Britain's relations with the European Union took another knock on Thursday when its legal challenge to a limit on bankers' bonuses was rejected by an adviser to the bloc's top court.
The EU law aims to curb the kind of risk-taking that led to the financial crisis by limiting bonuses awarded from 2015 to a sum no more than a banker's fixed pay, or twice that level with shareholder approval.
Britain, home of Europe's largest financial center, said the law will push up fixed pay and goes beyond the EU's treaty powers, a sensitive subject at a time of rising British anti-EU sentiment.
The adviser, whose opinions are non-binding but are generally followed at least in part by the Luxembourg-based European Court of Justice, supported the limit on banker bonuses and said it did not restrict the total amount of pay.
"In his opinion today, Advocate General Niilo Jääskinen suggests that all the UK's pleas should be rejected and that the Court of Justice dismiss the action," the ECJ said in a statement.
"However, fixing the ratio of variable remuneration to basic salaries does not equate to a 'cap on bankers bonuses', or fixing the level of pay, because there is no limit imposed on the basic salaries that the bonuses are pegged against."

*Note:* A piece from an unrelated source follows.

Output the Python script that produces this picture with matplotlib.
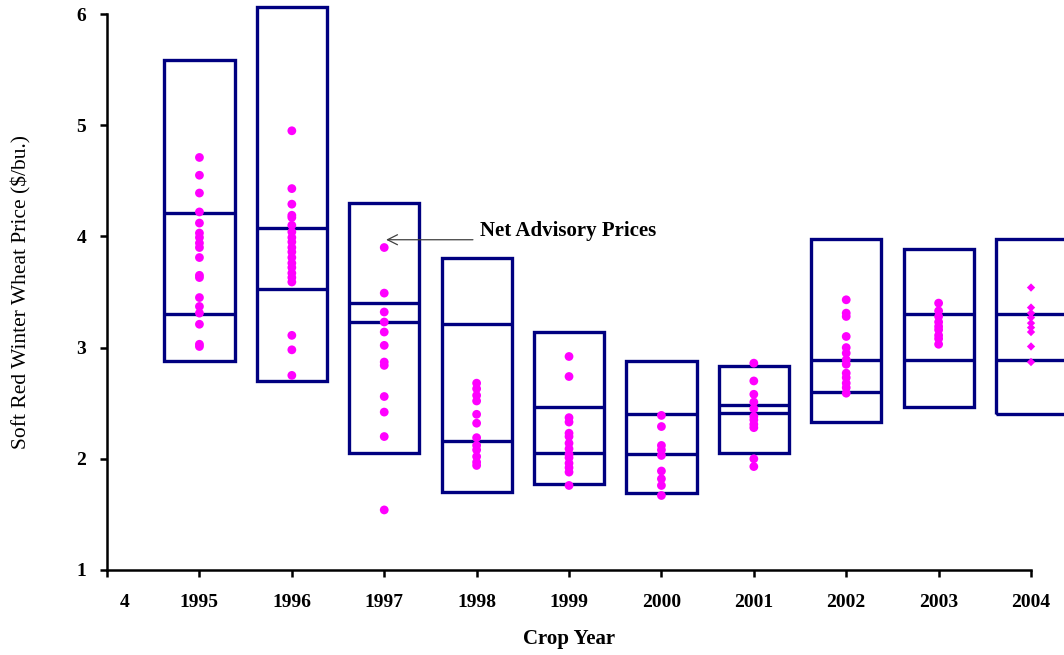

Jaaskinen said that since bonuses relate to risk taking at banks and can affect their financial stability while operating across Europe, they are an internal market matter.
Britain's finance ministry said it was considering the opinion and its implications. The full court is expect to issue its ruling on the UK challenge in early 2015.
"While this is not necessarily the end of the UK's challenge, it doesn't give the UK much hope of success when the Court hands down its decision early next year," said Rob Moulton, a regulatory partner at Ashurst lawfirm.
"Some may even say it's a clear indication of the likely winner in the power struggle between the EU and the UK."
Britain had said that giving the EU's European Banking Authority powers to set the bonus cap was illegal but the opinion said the EBA had flexibility to interpret the law.
The opinion marks a setback for Britain and could give more ammunition to anti-EU campaigners who object to having decisions imposed by Brussels. The UK Independence Party, which rejects the influence of the EU over Britain, is hoping to win a vote on Thursday that would give it a second parliamentary seat.
Bankers, many based in the City of London, have tried to get round the bonus cap by bumping up fixed salaries - a move the bloc's banking watchdog has said is illegal.
Bank of England governor Mark Carney and others have said that bankers' fixed salaries may also need regulating.
"The bonus cap alone is too blunt an instrument to curb risk taking in the banking industry," said Tom Gosling, head of PwC's reward practice.
"It's unlikely that the bonus cap itself causes existing business to up sticks and move away from London. However, it does make London somewhat less attractive as a place to build new capability."